**Stored data**
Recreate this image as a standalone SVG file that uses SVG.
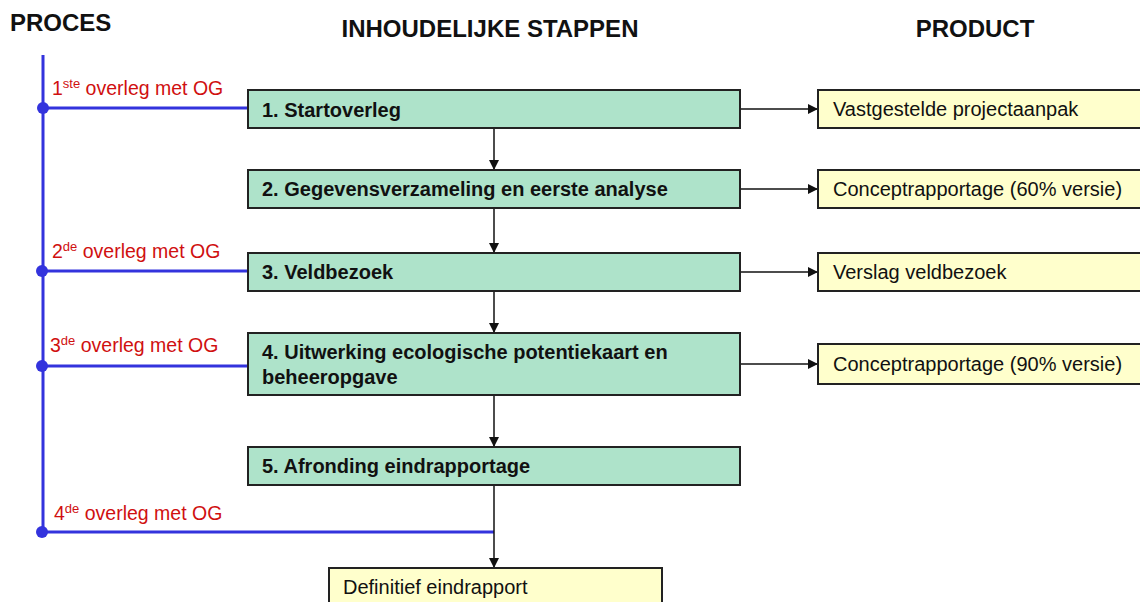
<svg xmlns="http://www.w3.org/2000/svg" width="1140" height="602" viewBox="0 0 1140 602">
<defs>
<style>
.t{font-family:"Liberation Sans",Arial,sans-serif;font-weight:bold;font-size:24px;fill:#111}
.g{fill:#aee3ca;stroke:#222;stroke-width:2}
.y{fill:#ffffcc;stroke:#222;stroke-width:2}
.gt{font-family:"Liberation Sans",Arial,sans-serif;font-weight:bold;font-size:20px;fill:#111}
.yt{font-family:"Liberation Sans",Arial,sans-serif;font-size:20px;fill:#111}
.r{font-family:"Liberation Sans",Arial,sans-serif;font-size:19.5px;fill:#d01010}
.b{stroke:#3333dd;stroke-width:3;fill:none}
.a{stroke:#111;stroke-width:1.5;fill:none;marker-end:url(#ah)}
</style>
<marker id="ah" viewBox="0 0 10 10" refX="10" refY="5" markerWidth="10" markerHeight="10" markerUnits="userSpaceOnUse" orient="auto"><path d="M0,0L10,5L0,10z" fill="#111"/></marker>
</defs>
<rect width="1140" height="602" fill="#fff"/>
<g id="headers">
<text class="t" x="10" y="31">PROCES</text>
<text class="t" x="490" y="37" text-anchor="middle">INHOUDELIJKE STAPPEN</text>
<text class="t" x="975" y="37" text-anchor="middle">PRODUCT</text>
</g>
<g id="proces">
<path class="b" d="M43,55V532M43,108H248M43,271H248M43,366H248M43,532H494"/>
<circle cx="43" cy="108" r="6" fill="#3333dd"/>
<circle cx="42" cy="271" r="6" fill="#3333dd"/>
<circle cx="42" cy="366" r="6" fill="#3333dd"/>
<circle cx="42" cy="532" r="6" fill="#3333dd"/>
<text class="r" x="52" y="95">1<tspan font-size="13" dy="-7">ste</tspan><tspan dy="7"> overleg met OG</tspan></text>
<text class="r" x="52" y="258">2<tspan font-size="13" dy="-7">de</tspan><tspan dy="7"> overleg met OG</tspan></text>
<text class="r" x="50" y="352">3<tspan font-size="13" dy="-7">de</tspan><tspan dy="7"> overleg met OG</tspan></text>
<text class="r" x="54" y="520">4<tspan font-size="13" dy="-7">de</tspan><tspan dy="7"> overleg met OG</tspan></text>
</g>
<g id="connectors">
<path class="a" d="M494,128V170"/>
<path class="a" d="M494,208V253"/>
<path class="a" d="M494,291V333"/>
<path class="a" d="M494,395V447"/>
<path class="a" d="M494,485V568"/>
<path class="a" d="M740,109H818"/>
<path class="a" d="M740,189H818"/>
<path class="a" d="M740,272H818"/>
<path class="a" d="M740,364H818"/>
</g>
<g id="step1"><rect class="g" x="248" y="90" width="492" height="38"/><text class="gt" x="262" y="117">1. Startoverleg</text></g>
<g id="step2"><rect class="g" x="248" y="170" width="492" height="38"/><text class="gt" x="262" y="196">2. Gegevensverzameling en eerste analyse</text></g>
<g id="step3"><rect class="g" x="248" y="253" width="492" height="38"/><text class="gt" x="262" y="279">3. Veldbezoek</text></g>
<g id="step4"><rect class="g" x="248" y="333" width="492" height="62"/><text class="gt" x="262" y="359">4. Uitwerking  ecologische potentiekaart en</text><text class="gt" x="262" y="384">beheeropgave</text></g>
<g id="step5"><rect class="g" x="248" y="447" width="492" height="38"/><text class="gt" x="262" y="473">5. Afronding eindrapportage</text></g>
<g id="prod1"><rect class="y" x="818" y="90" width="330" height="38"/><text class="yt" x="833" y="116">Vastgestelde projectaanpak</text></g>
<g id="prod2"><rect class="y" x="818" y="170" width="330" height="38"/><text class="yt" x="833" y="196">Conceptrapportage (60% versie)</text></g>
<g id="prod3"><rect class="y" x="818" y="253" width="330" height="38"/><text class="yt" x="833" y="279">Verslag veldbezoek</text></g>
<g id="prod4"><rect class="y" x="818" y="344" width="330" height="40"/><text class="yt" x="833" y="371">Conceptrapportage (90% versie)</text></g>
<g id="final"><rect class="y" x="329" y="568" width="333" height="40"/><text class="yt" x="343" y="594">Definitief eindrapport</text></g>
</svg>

**Written task**
Working from the lines above, reproduce the material exactly and exclude its pictures.

**Task solution**
Recreate this image as a standalone SVG file that uses SVG.
<svg xmlns="http://www.w3.org/2000/svg" width="1140" height="602" viewBox="0 0 1140 602">
<defs>
<style>
.t{font-family:"Liberation Sans",Arial,sans-serif;font-weight:bold;font-size:24px;fill:#111}
.g{fill:#aee3ca;stroke:#222;stroke-width:2}
.y{fill:#ffffcc;stroke:#222;stroke-width:2}
.gt{font-family:"Liberation Sans",Arial,sans-serif;font-weight:bold;font-size:20px;fill:#111}
.yt{font-family:"Liberation Sans",Arial,sans-serif;font-size:20px;fill:#111}
.r{font-family:"Liberation Sans",Arial,sans-serif;font-size:19.5px;fill:#d01010}
.b{stroke:#3333dd;stroke-width:3;fill:none}
.a{stroke:#111;stroke-width:1.5;fill:none;marker-end:url(#ah)}
</style>
<marker id="ah" viewBox="0 0 10 10" refX="10" refY="5" markerWidth="10" markerHeight="10" markerUnits="userSpaceOnUse" orient="auto"><path d="M0,0L10,5L0,10z" fill="#111"/></marker>
</defs>
<rect width="1140" height="602" fill="#fff"/>
<g id="headers">
<text class="t" x="10" y="31">PROCES</text>
<text class="t" x="490" y="37" text-anchor="middle">INHOUDELIJKE STAPPEN</text>
<text class="t" x="975" y="37" text-anchor="middle">PRODUCT</text>
</g>
<g id="proces">
<path class="b" d="M43,55V532M43,108H248M43,271H248M43,366H248M43,532H494"/>
<circle cx="43" cy="108" r="6" fill="#3333dd"/>
<circle cx="42" cy="271" r="6" fill="#3333dd"/>
<circle cx="42" cy="366" r="6" fill="#3333dd"/>
<circle cx="42" cy="532" r="6" fill="#3333dd"/>
<text class="r" x="52" y="95">1<tspan font-size="13" dy="-7">ste</tspan><tspan dy="7"> overleg met OG</tspan></text>
<text class="r" x="52" y="258">2<tspan font-size="13" dy="-7">de</tspan><tspan dy="7"> overleg met OG</tspan></text>
<text class="r" x="50" y="352">3<tspan font-size="13" dy="-7">de</tspan><tspan dy="7"> overleg met OG</tspan></text>
<text class="r" x="54" y="520">4<tspan font-size="13" dy="-7">de</tspan><tspan dy="7"> overleg met OG</tspan></text>
</g>
<g id="connectors">
<path class="a" d="M494,128V170"/>
<path class="a" d="M494,208V253"/>
<path class="a" d="M494,291V333"/>
<path class="a" d="M494,395V447"/>
<path class="a" d="M494,485V568"/>
<path class="a" d="M740,109H818"/>
<path class="a" d="M740,189H818"/>
<path class="a" d="M740,272H818"/>
<path class="a" d="M740,364H818"/>
</g>
<g id="step1"><rect class="g" x="248" y="90" width="492" height="38"/><text class="gt" x="262" y="117">1. Startoverleg</text></g>
<g id="step2"><rect class="g" x="248" y="170" width="492" height="38"/><text class="gt" x="262" y="196">2. Gegevensverzameling en eerste analyse</text></g>
<g id="step3"><rect class="g" x="248" y="253" width="492" height="38"/><text class="gt" x="262" y="279">3. Veldbezoek</text></g>
<g id="step4"><rect class="g" x="248" y="333" width="492" height="62"/><text class="gt" x="262" y="359">4. Uitwerking  ecologische potentiekaart en</text><text class="gt" x="262" y="384">beheeropgave</text></g>
<g id="step5"><rect class="g" x="248" y="447" width="492" height="38"/><text class="gt" x="262" y="473">5. Afronding eindrapportage</text></g>
<g id="prod1"><rect class="y" x="818" y="90" width="330" height="38"/><text class="yt" x="833" y="116">Vastgestelde projectaanpak</text></g>
<g id="prod2"><rect class="y" x="818" y="170" width="330" height="38"/><text class="yt" x="833" y="196">Conceptrapportage (60% versie)</text></g>
<g id="prod3"><rect class="y" x="818" y="253" width="330" height="38"/><text class="yt" x="833" y="279">Verslag veldbezoek</text></g>
<g id="prod4"><rect class="y" x="818" y="344" width="330" height="40"/><text class="yt" x="833" y="371">Conceptrapportage (90% versie)</text></g>
<g id="final"><rect class="y" x="329" y="568" width="333" height="40"/><text class="yt" x="343" y="594">Definitief eindrapport</text></g>
</svg>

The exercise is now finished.